In a far-from-conclusive effort to pinpoint Elena Kagan’s place on the ideological spectrum, the media have parsed her Princeton senior thesis, Oxford master’s thesis, law-clerk memos to Justice Thurgood Marshall, subsequent disagreements with him, Clinton White House memos, academic writings, speeches, legal briefs, and more.
But an intriguing clue that is riling up conservative blogs–so far unmentioned in the mainstream media–should somewhat allay liberal fears that Kagan will be a tepid moderate reluctant to advance liberal causes through expansive use of judicial power. The clue is Kagan’s glowing praise in 2006 for Aharon Barak, a world-renowned, retired Israeli Supreme Court justice whose creativity in advancing liberal causes by overturning elected officials’ policies makes Marshall look almost like a champion of judicial restraint. Speaking at a Harvard Law School award ceremony for Barak, then Dean Kagan praised the Israeli jurist as “my judicial hero” and “the judge who has best advanced democracy, human rights, the rule of law, and justice.”

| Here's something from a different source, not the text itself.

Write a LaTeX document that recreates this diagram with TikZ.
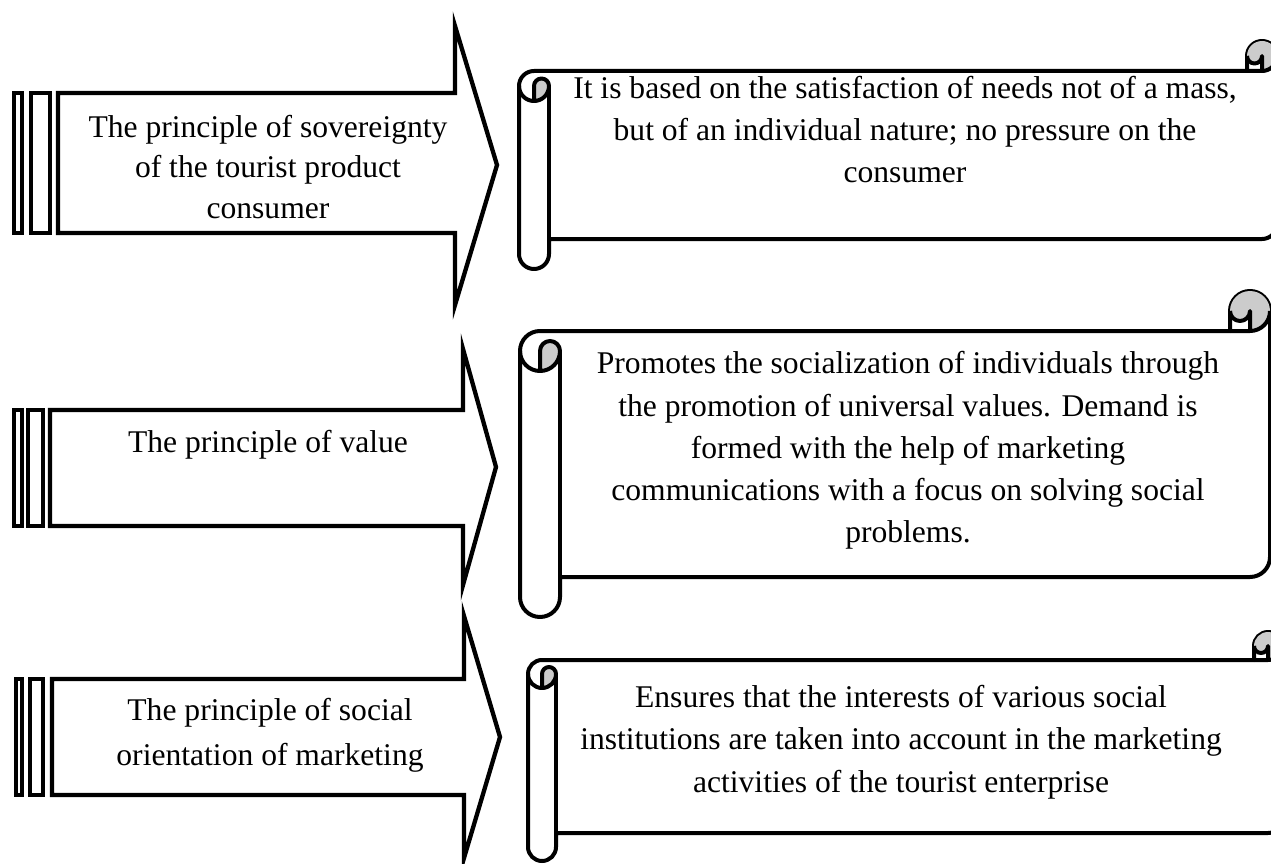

One of America’s best and most nuanced legal minds, Judge Richard Posner, has pointed attention to Barak’s extraordinarily aggressive pattern of sweeping aside the actions of elected officials based on little more than his own policy preferences. In “Enlightened Despot,” an April 2007 New Republic reviewof Barak’s book The Judge in a Democracy, Posner wrote that Barak should be “considered Exhibit A for why American judges should be extremely wary about citing foreign judicial decisions.”